When it launched in March, the Galaxy S7 was praised by many for addressing some of the issues with the Samsung's previous flagship smartphone, the S6 -- notably the lack of expandable storage and water-resistance, and the small battery.
The battery on the S7 is larger than on previous iterations (although, according to some, battery life is not significantly improved), and ships with fast and wireless charging (reaching 50 percent of the battery life in 30 minutes). But are these features selling the handsets?
According to Kantar Worldpanel ComTech, the Galaxy S7 was the fifth best-selling phone in the US in the first quarter of 2016 with 5.8 percent of sales, despite only being available for the last few weeks. In contrast, the Galaxy S6 was only 10th best-selling smartphone, with 3.2 percent, in the three months after its launch.
According to Kantar's research among Galaxy S7 and S7 Edge customers who bought the devices in March, the number-one draw was battery life, with 53.5 percent citing it as the main driver of handset choice.
Camera quality was also an important driver for S7 buyers, with 50.9 percent citing this compared to 33.5 percent of all smartphone buyers for the period. Storage was an issue for some S7 buyers, cited by 36.5 percent versus 17.8 percent among all buyers, as was processor speed at 39.8 percent versus 23.9 percent of all buyers.
While Galaxy S7 buyers responded to the improved specs, there was another big influence behind these purchases: good deals. Over a third (38.8 percent) of Galaxy S7 and S7 Edge buyers were influenced by an exclusive phone promotion or offer, 12.2 percent by a free or discounted product, 11 percent by a trade-in scheme, and 10.3 percent by free or discounted accessories.
"The Galaxy S7 and S7 Edge appears to be one of the most heavily promoted phones, ever," said Lauren Guenveur, mobile analyst for Kantar Worldpanel ComTech.

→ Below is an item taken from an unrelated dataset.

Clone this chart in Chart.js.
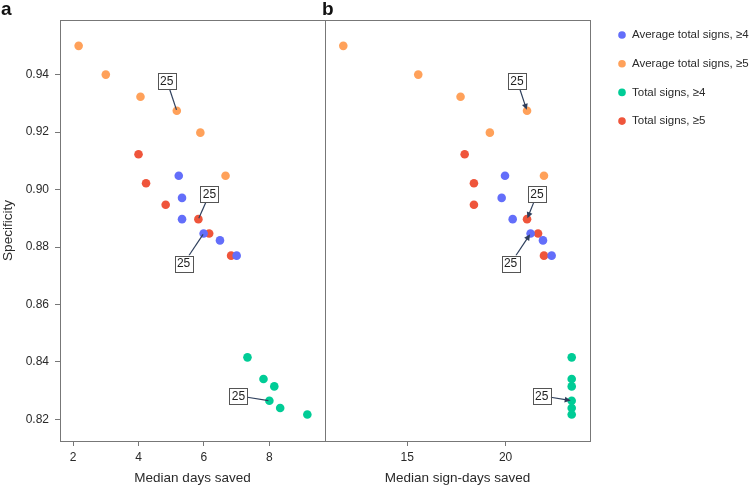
<!DOCTYPE html>
<html>
<head>
<meta charset="utf-8">
<script src="https://cdn.jsdelivr.net/npm/chart.js@4.4.0/dist/chart.umd.min.js"></script>
<style>
  html, body { margin: 0; padding: 0; background: #fff; }
  #wrap { position: relative; width: 754px; height: 486px; }
  canvas { position: absolute; left: 0; top: 0; }
</style>
</head>
<body>
<div id="wrap">
  <canvas id="panel-a" width="754" height="486"></canvas>
  <canvas id="panel-b" width="754" height="486"></canvas>
</div>
<script>
// series, in legend order
var seriesNames = ['Average total signs, \u22654', 'Average total signs, \u22655', 'Total signs, \u22654', 'Total signs, \u22655'];
var seriesColors = ['#636EFA', '#FFA15A', '#00CC96', '#EF553B'];

// specificity per point (shared y)
var specAvg4 = [0.9048, 0.8971, 0.8897, 0.8847, 0.8823, 0.8770];
var specAvg5 = [0.9500, 0.9400, 0.9323, 0.9274, 0.9198, 0.9048];
var specTot4 = [0.8416, 0.8341, 0.8315, 0.8265, 0.8240, 0.8217];
var specTot5 = [0.9123, 0.9022, 0.8947, 0.8897, 0.8847, 0.8770];

// panel a: median days saved
var daysAvg4 = [5.23, 5.33, 5.33, 5.99, 6.49, 7.00];
var daysAvg5 = [2.17, 3.00, 4.06, 5.17, 5.89, 6.66];
var daysTot4 = [7.33, 7.82, 8.15, 8.00, 8.33, 9.16];
var daysTot5 = [4.00, 4.23, 4.83, 5.83, 6.16, 6.83];

// panel b: median sign-days saved
var signDaysAvg4 = [19.97, 19.80, 20.36, 21.27, 21.90, 22.34];
var signDaysAvg5 = [11.75, 15.56, 17.71, 21.09, 19.20, 21.95];
var signDaysTot4 = [23.36, 23.36, 23.36, 23.36, 23.36, 23.36];
var signDaysTot5 = [17.92, 18.39, 18.39, 21.09, 21.65, 21.95];

var specTicks = [0.82, 0.84, 0.86, 0.88, 0.90, 0.92, 0.94];
var daysTicks = [2, 4, 6, 8];
var signDaysTicks = [15, 20];

// the point labelled "25" in each series
var labelIndex = 3;
var labelText = '25';

var specs = [specAvg4, specAvg5, specTot4, specTot5];

function makeDatasets(xs) {
  return xs.map(function(x, s) {
    return {
      label: seriesNames[s],
      data: x.map(function(v, i) { return {x: v, y: specs[s][i]}; }),
      backgroundColor: seriesColors[s],
      borderWidth: 0,
      pointRadius: 4.3,
      pointHoverRadius: 4.3
    };
  });
}

var textColor = '#2a2a2a';
var lineColor = '#777';
var fontName = "'Liberation Sans', Arial, sans-serif";

var framePlugin = {
  id: 'frame',
  afterDatasetsDraw: function(chart) {
    var a = chart.chartArea, ctx = chart.ctx;
    ctx.save();
    ctx.strokeStyle = lineColor;
    ctx.lineWidth = 1;
    ctx.strokeRect(Math.round(a.left) + 0.5, Math.round(a.top) + 0.5,
      Math.round(a.right - a.left), Math.round(a.bottom - a.top));
    ctx.restore();
  }
};

var tagPlugin = {
  id: 'tag',
  afterDraw: function(chart, args, opts) {
    var ctx = chart.ctx;
    ctx.save();
    ctx.fillStyle = '#111';
    ctx.font = "bold 19px " + fontName;
    ctx.textBaseline = 'alphabetic';
    ctx.fillText(opts.text, opts.x, opts.y);
    ctx.restore();
  }
};

var calloutPlugin = {
  id: 'callout',
  afterDatasetsDraw: function(chart, args, opts) {
    var ctx = chart.ctx;
    ctx.save();
    opts.items.forEach(function(it) {
      var el = chart.getDatasetMeta(it.series).data[labelIndex];
      var px = el.x, py = el.y;
      var bx = px + it.dx, by = py + it.dy;
      var w = 18, h = 16;
      var vx = px - bx, vy = py - by;
      var t = Math.min((w / 2) / Math.max(Math.abs(vx), 1e-6), (h / 2) / Math.max(Math.abs(vy), 1e-6));
      var sx = bx + vx * t, sy = by + vy * t;
      var len = Math.sqrt(vx * vx + vy * vy);
      var ux = vx / len, uy = vy / len;
      var ex = px - ux * 1, ey = py - uy * 1;
      ctx.strokeStyle = '#2E3F5C';
      ctx.fillStyle = '#2E3F5C';
      ctx.lineWidth = 1.2;
      ctx.beginPath();
      ctx.moveTo(sx, sy);
      ctx.lineTo(opts.arrow ? ex - ux * 4 : ex, opts.arrow ? ey - uy * 4 : ey);
      ctx.stroke();
      if (opts.arrow) {
        ctx.beginPath();
        ctx.moveTo(ex, ey);
        ctx.lineTo(ex - ux * 6 - uy * 3, ey - uy * 6 + ux * 3);
        ctx.lineTo(ex - ux * 6 + uy * 3, ey - uy * 6 - ux * 3);
        ctx.closePath();
        ctx.fill();
      }
      ctx.fillStyle = '#fff';
      ctx.fillRect(bx - w / 2, by - h / 2, w, h);
      ctx.strokeStyle = '#555';
      ctx.lineWidth = 1;
      ctx.strokeRect(Math.round(bx - w / 2) + 0.5, Math.round(by - h / 2) + 0.5, w, h);
      ctx.fillStyle = '#222';
      ctx.font = "12px " + fontName;
      ctx.textAlign = 'center';
      ctx.textBaseline = 'middle';
      ctx.fillText(labelText, bx, by + 0.5);
    });
    ctx.restore();
  }
};

var legendPlugin = {
  id: 'sideLegend',
  afterDraw: function(chart, args, opts) {
    var ctx = chart.ctx;
    ctx.save();
    ctx.font = "11.5px " + fontName;
    ctx.textBaseline = 'middle';
    chart.data.datasets.forEach(function(ds, i) {
      var y = opts.y + i * opts.step;
      ctx.fillStyle = ds.backgroundColor;
      ctx.beginPath();
      ctx.arc(opts.x, y, 3.8, 0, Math.PI * 2);
      ctx.fill();
      ctx.fillStyle = textColor;
      ctx.fillText(ds.label, opts.x + 10, y);
    });
    ctx.restore();
  }
};

var specMin = 0.8125, specMax = 0.959;

function xScale(min, max, ticks, title) {
  return {
    type: 'linear',
    min: min,
    max: max,
    afterBuildTicks: function(s) { s.ticks = ticks.map(function(v) { return {value: v}; }); },
    afterFit: function(s) { s.height = 45; },
    grid: { drawOnChartArea: false, drawTicks: true, tickLength: 5, color: lineColor },
    border: { display: false },
    ticks: { color: textColor, font: { family: fontName, size: 12 }, padding: 4 },
    title: { display: true, text: title, color: textColor, font: { family: fontName, size: 13.5 }, padding: 0 }
  };
}

Chart.defaults.font.family = fontName;

new Chart(document.getElementById('panel-a'), {
  type: 'scatter',
  data: { datasets: makeDatasets([daysAvg4, daysAvg5, daysTot4, daysTot5]) },
  plugins: [framePlugin, tagPlugin, calloutPlugin],
  options: {
    responsive: false,
    animation: false,
    events: [],
    layout: { padding: { left: 0, right: 754 - 325, top: 20, bottom: 0 } },
    scales: {
      x: xScale(1.6, 9.7, daysTicks, 'Median days saved'),
      y: {
        type: 'linear',
        min: specMin,
        max: specMax,
        afterBuildTicks: function(s) { s.ticks = specTicks.map(function(v) { return {value: v}; }); },
        afterFit: function(s) { s.width = 60; },
        grid: { drawOnChartArea: false, drawTicks: true, tickLength: 5, color: lineColor },
        border: { display: false },
        ticks: { color: textColor, font: { family: fontName, size: 12 }, padding: 6,
          callback: function(v) { return v.toFixed(2); } },
        title: { display: true, text: 'Specificity', color: textColor, font: { family: fontName, size: 13.5 }, padding: 0 }
      }
    },
    plugins: {
      legend: { display: false },
      tooltip: { enabled: false },
      tag: { text: 'a', x: 1, y: 15 },
      callout: { arrow: false, items: [
        { series: 1, dx: -10, dy: -30 },
        { series: 3, dx: 11, dy: -25 },
        { series: 0, dx: -20, dy: 30 },
        { series: 2, dx: -31, dy: -5 }
      ] }
    }
  }
});

new Chart(document.getElementById('panel-b'), {
  type: 'scatter',
  data: { datasets: makeDatasets([signDaysAvg4, signDaysAvg5, signDaysTot4, signDaysTot5]) },
  plugins: [framePlugin, tagPlugin, calloutPlugin, legendPlugin],
  options: {
    responsive: false,
    animation: false,
    events: [],
    layout: { padding: { left: 325, right: 754 - 590, top: 20, bottom: 0 } },
    scales: {
      x: xScale(10.82, 24.29, signDaysTicks, 'Median sign-days saved'),
      y: { type: 'linear', min: specMin, max: specMax, display: false }
    },
    plugins: {
      legend: { display: false },
      tooltip: { enabled: false },
      tag: { text: 'b', x: 322, y: 15 },
      callout: { arrow: true, items: [
        { series: 1, dx: -10, dy: -30 },
        { series: 3, dx: 10, dy: -25 },
        { series: 0, dx: -20, dy: 30 },
        { series: 2, dx: -30, dy: -5 }
      ] },
      sideLegend: { x: 622, y: 35, step: 28.7 }
    }
  }
});
</script>
</body>
</html>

If you had ordered an S7 before 18 March, one deal offered a Gear VR and six VR games for free. AT&T and T-Mobile offered buy one, get one free deals for a time, while Best Buy included a Gear VR and a 64GB SIM card with the purchase of an S7: buyers at Costco were offered a 32-inch Samsung HD TV.
"And that's barely scraping the surface of the promotions and trade-ins available for this device," said Geunveur, who noted that heavy promotion means the S7 is expected to become the best-selling phone in the second quarter of this year. That's something the S6 never managed, remaining in second place behind the iPhone 6, and then the iPhone 6s.
The S7 may have made a strong start, but there's every indication that the smartphone market is going to get even more competitive as markets like the US become completely saturated. But it's a complicated picture: Android is growing at the expense of iOS and Windows Mobile, but there is less and less to differentiate the high-end models from mid-range. Meanwhile companies such as Huawei are increasingly looking to offer a rival Android experience.
As Guenveur notes: "As the big promotions subside and are replaced by smaller and subtler deals, how will the S7 fare?"